After the temporary credentials were fetched at March 28, 2024, 16:36:47, we would not expect them to be refreshed before an hour but causing the L2 cached entry go stale, there's been a premature call at March 28, 2024, 16:46:22.

Also tested the PR on top of @mergenci's API Call Counters PR. Under an update loop, the reported API call counters for sts.AssumeRoleWithWebIdentity & sts.GetCallerIdentity are not increasing:

❯ curl -s http://localhost:8080/metrics | grep upjet | grep upjet_resource_external_api_calls_total
# HELP upjet_resource_external_api_calls_total The number of external API calls.
# TYPE upjet_resource_external_api_calls_total counter
upjet_resource_external_api_calls_total{operation="AssumeRole",service="STS"} 2
upjet_resource_external_api_calls_total{operation="AssumeRoleWithWebIdentity",service="STS"} 1
upjet_resource_external_api_calls_total{operation="CreateRole",service="IAM"} 1
upjet_resource_external_api_calls_total{operation="GetCallerIdentity",service="STS"} 1
upjet_resource_external_api_calls_total{operation="GetRole",service="IAM"} 26
upjet_resource_external_api_calls_total{operation="GetRolePolicy",service="IAM"} 25
upjet_resource_external_api_calls_total{operation="ListAttachedRolePolicies",service="IAM"} 25
upjet_resource_external_api_calls_total{operation="ListRolePolicies",service="IAM"} 25
upjet_resource_external_api_calls_total{operation="PutRolePolicy",service="IAM"} 1
❯ curl -s http://localhost:8080/metrics | grep upjet | grep upjet_resource_external_api_calls_total
# HELP upjet_resource_external_api_calls_total The number of external API calls.
# TYPE upjet_resource_external_api_calls_total counter
upjet_resource_external_api_calls_total{operation="AssumeRole",service="STS"} 2
upjet_resource_external_api_calls_total{operation="AssumeRoleWithWebIdentity",service="STS"} 1
upjet_resource_external_api_calls_total{operation="CreateRole",service="IAM"} 1
upjet_resource_external_api_calls_total{operation="GetCallerIdentity",service="STS"} 1
upjet_resource_external_api_calls_total{operation="GetRole",service="IAM"} 61
upjet_resource_external_api_calls_total{operation="GetRolePolicy",service="IAM"} 60
upjet_resource_external_api_calls_total{operation="ListAttachedRolePolicies",service="IAM"} 60
upjet_resource_external_api_calls_total{operation="ListRolePolicies",service="IAM"} 60
upjet_resource_external_api_calls_total{operation="PutRolePolicy",service="IAM"} 1
ulucinar commented 6 months ago

/test-examples="examples/iam/v1beta1/role.yaml"

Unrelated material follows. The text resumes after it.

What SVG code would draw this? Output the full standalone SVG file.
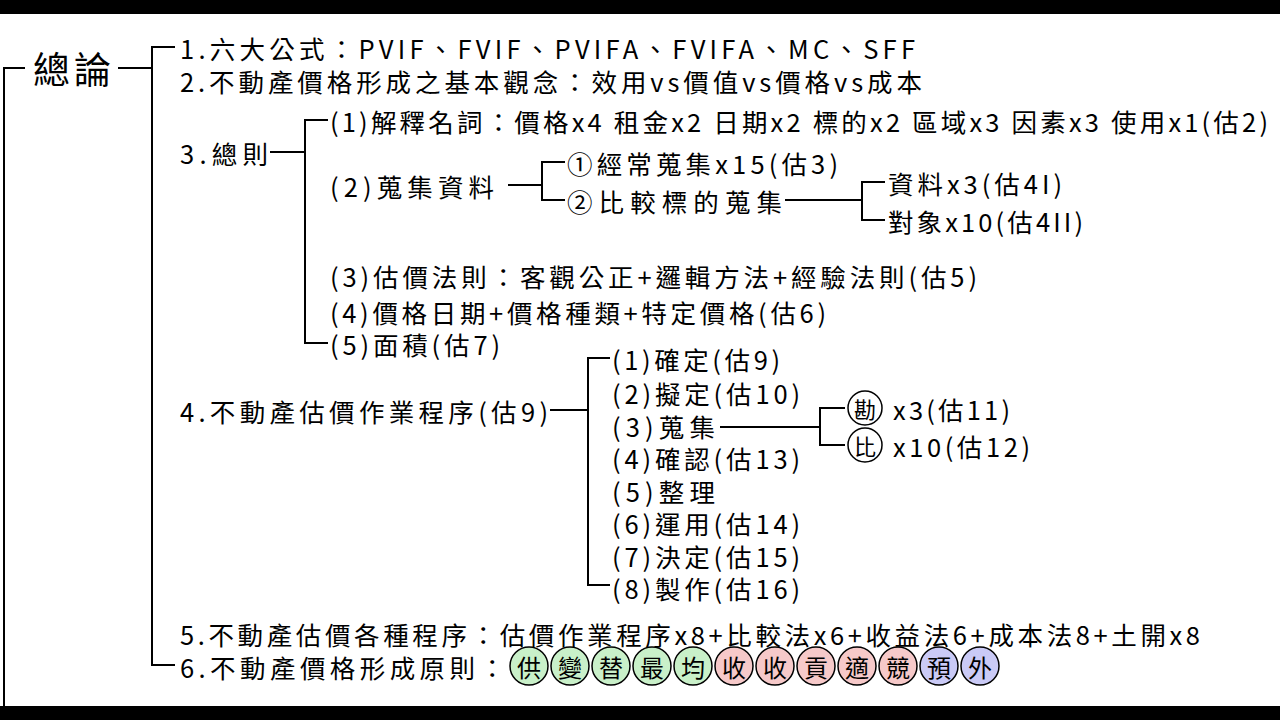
<svg xmlns="http://www.w3.org/2000/svg" width="1280" height="720" viewBox="0 0 1280 720">
<style>
text{font-family:"Noto Sans CJK TC","Liberation Sans",sans-serif;font-size:25.5px;fill:#000;dominant-baseline:central}
.l{stroke:#000;stroke-width:2;fill:none}
.g{fill:#c9f0c9;stroke:#000;stroke-width:1.5}
.r{fill:#f6c9c9;stroke:#000;stroke-width:1.5}
.b{fill:#cacaf6;stroke:#000;stroke-width:1.5}
.w{fill:#fff;stroke:#000;stroke-width:1.5}
.c{text-anchor:middle;font-size:24px}
</style>
<rect x="0" y="0" width="1280" height="14" fill="#000"/>
<rect x="0" y="706" width="1280" height="14" fill="#000"/>
<g id="connectors">
<path class="l" d="M4 720V68H25 M118 68H152 M175 47H152V665H175 M270 152H305 M328 120H305V343H328 M508 185H542 M565 162H542V200H565 M785 200H862 M885 182H862V220H885 M550 410H588 M610 358H588V585H610 M720 427H820 M845 408H820V445H845"/>
</g>
<g id="root"><text x="33" y="68" style="font-size:37px" textLength="78" lengthAdjust="spacing">總論</text></g>
<g id="n1"><text x="180" y="47" textLength="735" lengthAdjust="spacing">1.六大公式：PVIF、FVIF、PVIFA、FVIFA、MC、SFF</text></g>
<g id="n2"><text x="180" y="80" textLength="742" lengthAdjust="spacing">2.不動產價格形成之基本觀念：效用vs價值vs價格vs成本</text></g>
<g id="n3"><text x="180" y="152" textLength="88" lengthAdjust="spacing">3.總則</text></g>
<g id="n3a"><text x="330" y="120" textLength="938" lengthAdjust="spacing">(1)解釋名詞：價格x4 租金x2 日期x2 標的x2 區域x3 因素x3 使用x1(估2)</text></g>
<g id="n3b"><text x="330" y="185" textLength="164" lengthAdjust="spacing">(2)蒐集資料</text></g>
<g id="n3b1"><text x="567" y="162" textLength="271" lengthAdjust="spacing">①經常蒐集x15(估3)</text></g>
<g id="n3b2"><text x="567" y="200" textLength="215" lengthAdjust="spacing">②比較標的蒐集</text></g>
<g id="n3b2a"><text x="888" y="182" textLength="174" lengthAdjust="spacing">資料x3(估4I)</text></g>
<g id="n3b2b"><text x="888" y="220" textLength="195" lengthAdjust="spacing">對象x10(估4II)</text></g>
<g id="n3c"><text x="330" y="275" textLength="647" lengthAdjust="spacing">(3)估價法則：客觀公正+邏輯方法+經驗法則(估5)</text></g>
<g id="n3d"><text x="330" y="311" textLength="496" lengthAdjust="spacing">(4)價格日期+價格種類+特定價格(估6)</text></g>
<g id="n3e"><text x="330" y="343" textLength="170" lengthAdjust="spacing">(5)面積(估7)</text></g>
<g id="n4"><text x="180" y="410" textLength="368" lengthAdjust="spacing">4.不動產估價作業程序(估9)</text></g>
<g id="n4a">
<text x="612" y="358" textLength="168" lengthAdjust="spacing">(1)確定(估9)</text>
<text x="612" y="392" textLength="188" lengthAdjust="spacing">(2)擬定(估10)</text>
<text x="612" y="425" textLength="103" lengthAdjust="spacing">(3)蒐集</text>
<text x="612" y="457" textLength="188" lengthAdjust="spacing">(4)確認(估13)</text>
<text x="612" y="490" textLength="103" lengthAdjust="spacing">(5)整理</text>
<text x="612" y="522" textLength="188" lengthAdjust="spacing">(6)運用(估14)</text>
<text x="612" y="555" textLength="188" lengthAdjust="spacing">(7)決定(估15)</text>
<text x="612" y="587" textLength="188" lengthAdjust="spacing">(8)製作(估16)</text>
</g>
<g id="n4c1"><circle class="w" cx="865" cy="408" r="17"/><text class="c" x="865" y="408" style="font-size:22px">勘</text><text x="893" y="408" textLength="117" lengthAdjust="spacing">x3(估11)</text></g>
<g id="n4c2"><circle class="w" cx="865" cy="445" r="17"/><text class="c" x="865" y="445" style="font-size:22px">比</text><text x="893" y="445" textLength="137" lengthAdjust="spacing">x10(估12)</text></g>
<g id="n5"><text x="180" y="633" textLength="1020" lengthAdjust="spacing">5.不動產估價各種程序：估價作業程序x8+比較法x6+收益法6+成本法8+土開x8</text></g>
<g id="n6"><text x="180" y="666" textLength="325" lengthAdjust="spacing">6.不動產價格形成原則：</text>
<circle class="g" cx="529" cy="666" r="19"/><text class="c" x="529" y="666">供</text>
<circle class="g" cx="570" cy="666" r="19"/><text class="c" x="570" y="666">變</text>
<circle class="g" cx="611" cy="666" r="19"/><text class="c" x="611" y="666">替</text>
<circle class="g" cx="652" cy="666" r="19"/><text class="c" x="652" y="666">最</text>
<circle class="g" cx="693" cy="666" r="19"/><text class="c" x="693" y="666">均</text>
<circle class="r" cx="734" cy="666" r="19"/><text class="c" x="734" y="666">收</text>
<circle class="r" cx="775" cy="666" r="19"/><text class="c" x="775" y="666">收</text>
<circle class="r" cx="816" cy="666" r="19"/><text class="c" x="816" y="666">貢</text>
<circle class="r" cx="857" cy="666" r="19"/><text class="c" x="857" y="666">適</text>
<circle class="r" cx="898" cy="666" r="19"/><text class="c" x="898" y="666">競</text>
<circle class="b" cx="939" cy="666" r="19"/><text class="c" x="939" y="666">預</text>
<circle class="b" cx="980" cy="666" r="19"/><text class="c" x="980" y="666">外</text>
</g>
</svg>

ulucinar commented 6 months ago

/test-examples="examples/sns/v1beta1/topic.yaml"

sergenyalcin commented 6 months ago

/test-examples="examples/sns/v1beta1/topic.yaml"

ulucinar commented 6 months ago

/test-examples="examples/sns/v1beta1/topic.yaml"

ulucinar commented 6 months ago

Thanks @erhancagirici, @sergenyalcin, lgtm.